#### [Instructions for the task]
The line containing "plt.rcParams['mathtext.fontset']='stix'" marks the end: extract everything from the first line of the data through that line, exactly, with no pictures.

#### [Data provided]
(begin)

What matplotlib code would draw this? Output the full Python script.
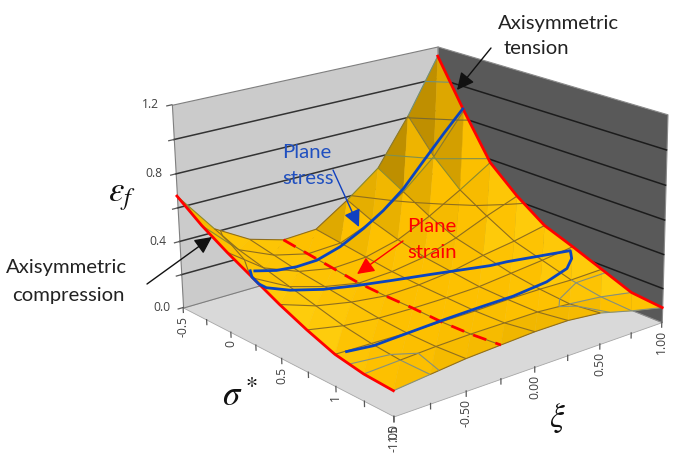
import numpy as np, matplotlib
matplotlib.use('Agg')
import matplotlib.pyplot as plt
from matplotlib.colors import to_rgb
from mpl_toolkits.mplot3d import proj3d
from mpl_toolkits.mplot3d.art3d import Poly3DCollection, Line3DCollection
plt.rcParams['font.family']=['Lato','DejaVu Sans']
plt.rcParams['mathtext.fontset']='stix'

sigma_vals=[-.5,-.25,0,.25,.5,.75,1,1.25,1.5]
xi_vals=[-1,-.75,-.5,-.25,0,.25,.5,.75,1]
eps_sigma_m050=[.67,.42,.30,.24,.25,.38,.53,.81,1.14]
eps_sigma_m025=[.56,.36,.27,.22,.23,.31,.44,.61,.85]
eps_sigma_000=[.47,.32,.24,.20,.21,.26,.35,.46,.58]
eps_sigma_025=[.39,.28,.22,.18,.19,.22,.28,.36,.43]
eps_sigma_050=[.31,.24,.20,.175,.18,.20,.24,.27,.31]
eps_sigma_075=[.24,.20,.18,.175,.175,.18,.20,.22,.245]
eps_sigma_100=[.18,.175,.17,.17,.17,.175,.175,.17,.175]
eps_sigma_125=[.15,.16,.17,.175,.175,.175,.16,.14,.105]
eps_sigma_150=[.14,.16,.18,.19,.20,.20,.18,.13,.087]
plane_stress_a_sigma=[-.255,-.275,-.29,-.28,-.265,-.25,-.21,-.14,-.065,.02,.14]
plane_stress_a_xi=[.995,.855,.695,.525,.35,.18,-.035,-.265,-.47,-.675,-.91]
plane_stress_a_eps=[.86,.729,.58,.447,.351,.28,.225,.214,.243,.293,.379]
plane_stress_b_sigma=[.16,.24,.305,.335,.31,.295,.285,.345,.45,.61,.64,.755,.82,.89,.945,.975,.975,.985,1.005,1.02,1.005]
plane_stress_b_xi=[-.955,-1,-1,-.97,-.79,-.545,-.295,-.09,.15,.46,.565,.975,.925,.82,.605,.315,.06,-.2,-.505,-.75,-.925]
plane_stress_b_eps=[.396,.393,.372,.351,.286,.227,.186,.183,.195,.217,.224,.228,.209,.192,.178,.172,.17,.17,.17,.169,.177]
z_ticks=[0,.2,.4,.6,.8,1.0,1.2]
z_labels=['0.0','0.4','0.8','1.2']
sigma_labels=['-0.5','0','0.5','1','1.5']
xi_labels=['-1.00','-0.50','0.00','0.50','1.00']

Z=np.array([eps_sigma_m050,eps_sigma_m025,eps_sigma_000,eps_sigma_025,eps_sigma_050,eps_sigma_075,eps_sigma_100,eps_sigma_125,eps_sigma_150])
S=np.array(sigma_vals);X=np.array(xi_vals)

fig=plt.figure(figsize=(6.84,4.76),dpi=100,facecolor='white')
ax=fig.add_axes([0,0,1,1],projection='3d',computed_zorder=False)
ax.set_xlim(-.5,1.5,view_margin=0);ax.set_ylim(-1,1,view_margin=0);ax.set_zlim(0,1.2,view_margin=0)
ax.view_init(elev=19.2309,azim=-38.7344,roll=.829)
ax.set_proj_type('persp',focal_length=.7296)
ax.set_box_aspect((1,.9804,.621))
ax.set_axis_off()
ax.patch.set_alpha(0)
ax.apply_aspect()
T=ax.transData.transform
p0=T((0,0));p1=T((.01,.01));a=(p1-p0)[0]/.01
pos=ax.get_position();L0=pos.width*684
fx=(p0[0]-pos.x0*684)/L0;fy=(p0[1]-pos.y0*476)/L0
L=L0*2813.6/a
ax.set_position([(417.83-fx*L)/684,(262.1-fy*L)/476,L/684,L/476])
ax.apply_aspect()
def to_px(s,x,z):
    u,v,_=proj3d.proj_transform(np.atleast_1d(float(s)),np.atleast_1d(float(x)),np.atleast_1d(float(z)),ax.get_proj())
    q=ax.transData.transform(np.c_[u,v])
    return q[0,0],476-q[0,1]

slo,shi,xlo,xhi,zhi=-.5,1.5,-1,1,1.2
ax.add_collection3d(Poly3DCollection([[(slo,xlo,0),(shi,xlo,0),(shi,xhi,0),(slo,xhi,0)]],facecolors='#d9d9d9',edgecolors='#a6a6a6',linewidths=.6,zorder=1))
ax.add_collection3d(Poly3DCollection([[(slo,xlo,0),(slo,xhi,0),(slo,xhi,zhi),(slo,xlo,zhi)]],facecolors='#cbcbcb',edgecolors='#7f7f7f',linewidths=.8,zorder=1))
ax.add_collection3d(Poly3DCollection([[(slo,xhi,0),(shi,xhi,0),(shi,xhi,zhi),(slo,xhi,zhi)]],facecolors='#595959',edgecolors='#8c8c8c',linewidths=.8,zorder=1))
for z in z_ticks[1:-1]:
    ax.plot([slo,slo],[xlo,xhi],[z,z],color='#333333',lw=1.1,zorder=2)
    ax.plot([slo,shi],[xhi,xhi],[z,z],color='#1c1c1c',lw=1.1,zorder=2)
for z in z_ticks:
    ax.plot([slo,slo],[xlo,xlo-.035],[z,z],color='#595959',lw=.9,zorder=2)
for s in sigma_vals:
    ax.plot([s,s],[xlo,xlo],[0,-.03],color='#595959',lw=.9,zorder=2)
for x in xi_vals:
    ax.plot([shi,shi],[x,x],[0,-.03],color='#595959',lw=.9,zorder=2)

tris=[];cols=[]
base=np.array(to_rgb('#FDC000'));bright=np.array(to_rgb('#FFDF1E'));dark=np.array(to_rgb('#BE8F00'))
scale=np.array([.5,.49,.5175])
Lt=np.array([.5,.15,.85]);Lt/=np.linalg.norm(Lt)
for i in range(8):
    for j in range(8):
        a00=(S[i],X[j],Z[i,j]);a10=(S[i+1],X[j],Z[i+1,j]);a11=(S[i+1],X[j+1],Z[i+1,j+1]);a01=(S[i],X[j+1],Z[i,j+1])
        for t in ([a00,a01,a10],[a01,a11,a10]):
            A=(np.array(t[1])-t[0])*scale;B=(np.array(t[2])-t[0])*scale
            n=np.cross(A,B);n/=np.linalg.norm(n)
            if n[2]<0:n=-n
            d=n@Lt-Lt[2]
            col=base+(bright-base)*min(max(d-.03,0)/.2,1) if d>0 else base+(dark-base)*min(-d/.3,1)
            tris.append(t);cols.append(col)
ax.add_collection3d(Poly3DCollection(tris,facecolors=cols,edgecolors=cols,linewidths=.3,zorder=3))
segs=[];sc=[]
def lc(z):
    return '#86907c' if z<.165 else ('#8f6e1e' if z<.42 else ('#8a8a30' if z<.62 else ('#8a7a30' if z<.8 else '#6f9080')))
for i in range(9):
    for j in range(8):
        segs.append([(S[i],X[j],Z[i,j]),(S[i],X[j+1],Z[i,j+1])]);sc.append(lc((Z[i,j]+Z[i,j+1])/2))
        segs.append([(S[j],X[i],Z[j,i]),(S[j+1],X[i],Z[j+1,i])]);sc.append(lc((Z[j,i]+Z[j+1,i])/2))
ax.add_collection3d(Line3DCollection(segs,colors=sc,linewidths=.8,zorder=4))
GS,GX=np.meshgrid(S,X,indexing='ij')
ax.contour(GS,GX,Z,levels=[.165,.4,.6,.8,1.0],colors=['#86907c','#8f6e1e','#7f9050','#7a6a30','#6f9080'],linewidths=.8,zorder=4)
ax.set_xlim(-.5,1.5,view_margin=0);ax.set_ylim(-1,1,view_margin=0);ax.set_zlim(0,1.2,view_margin=0)

ax.plot(S,X[0]*np.ones(9),Z[:,0],color='#FF0000',lw=2,zorder=5)
ax.plot(S,X[-1]*np.ones(9),Z[:,-1],color='#FF0000',lw=2,zorder=5)
ax.plot(S,X[3]*np.ones(9),Z[:,3],color='#FF0000',lw=2,ls=(0,(5,3.5)),zorder=5)
ax.plot(plane_stress_a_sigma,plane_stress_a_xi,plane_stress_a_eps,color='#0B45C0',lw=2,zorder=6)
ax.plot(plane_stress_b_sigma,plane_stress_b_xi,plane_stress_b_eps,color='#0B45C0',lw=2,zorder=6)

ov=fig.add_axes([0,0,1,1]);ov.set_xlim(0,684);ov.set_ylim(476,0);ov.axis('off');ov.patch.set_alpha(0)
tk=dict(fontsize=8.7,color='#404040',family='Open Sans')
for z,l in zip(z_ticks[::2],z_labels):
    x_,y_=to_px(slo,xlo,z);ov.text(x_-13,y_,l,ha='right',va='center',**tk)
for s,l in zip(sigma_vals[::2],sigma_labels):
    x_,y_=to_px(s,xlo,0);ov.text(x_,y_+8,l,ha='center',va='top',rotation=90,**tk)
for x,l in zip(xi_vals[::2],xi_labels):
    x_,y_=to_px(shi,x,0);ov.text(x_,y_+8,l,ha='center',va='top',rotation=90,**tk)
ov.text(122,197,r'$\varepsilon_f$',fontsize=25,ha='center',va='center',color='#111111')
ov.text(240,396,r'$\sigma^*$',fontsize=25,ha='center',va='center',color='#111111')
ov.text(557,418,r'$\xi$',fontsize=24,ha='center',va='center',color='#111111')
ft=dict(fontsize=14.6,ha='left',va='center')
ov.text(498,23,'Axisymmetric',color='#222222',**ft);ov.text(504,49,'tension',color='#222222',**ft)
ov.text(6,268,'Axisymmetric',color='#222222',**ft);ov.text(12,295,'compression',color='#222222',**ft)
ov.text(282,153,'Plane',color='#2050C0',**ft);ov.text(282,179,'stress',color='#2050C0',**ft)
ov.text(407,227,'Plane',color='#FF0000',**ft);ov.text(407,253,'strain',color='#FF0000',**ft)
def arrow(a,b,c):
    ov.annotate('',xy=b,xytext=a,arrowprops=dict(arrowstyle='-|>,head_length=.65,head_width=.32',color=c,lw=1,shrinkA=0,shrinkB=0,mutation_scale=16))
arrow((491,48),(457,90),'#111111');arrow((147,284),(212,237),'#111111')
arrow((333,170),(359,227),'#1040C0');arrow((403,241),(357,274),'#FF0000')
fig.savefig('out.png',dpi=100)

(end)

#### [Written solution]
What matplotlib code would draw this? Output the full Python script.
import numpy as np, matplotlib
matplotlib.use('Agg')
import matplotlib.pyplot as plt
from matplotlib.colors import to_rgb
from mpl_toolkits.mplot3d import proj3d
from mpl_toolkits.mplot3d.art3d import Poly3DCollection, Line3DCollection
plt.rcParams['font.family']=['Lato','DejaVu Sans']
plt.rcParams['mathtext.fontset']='stix'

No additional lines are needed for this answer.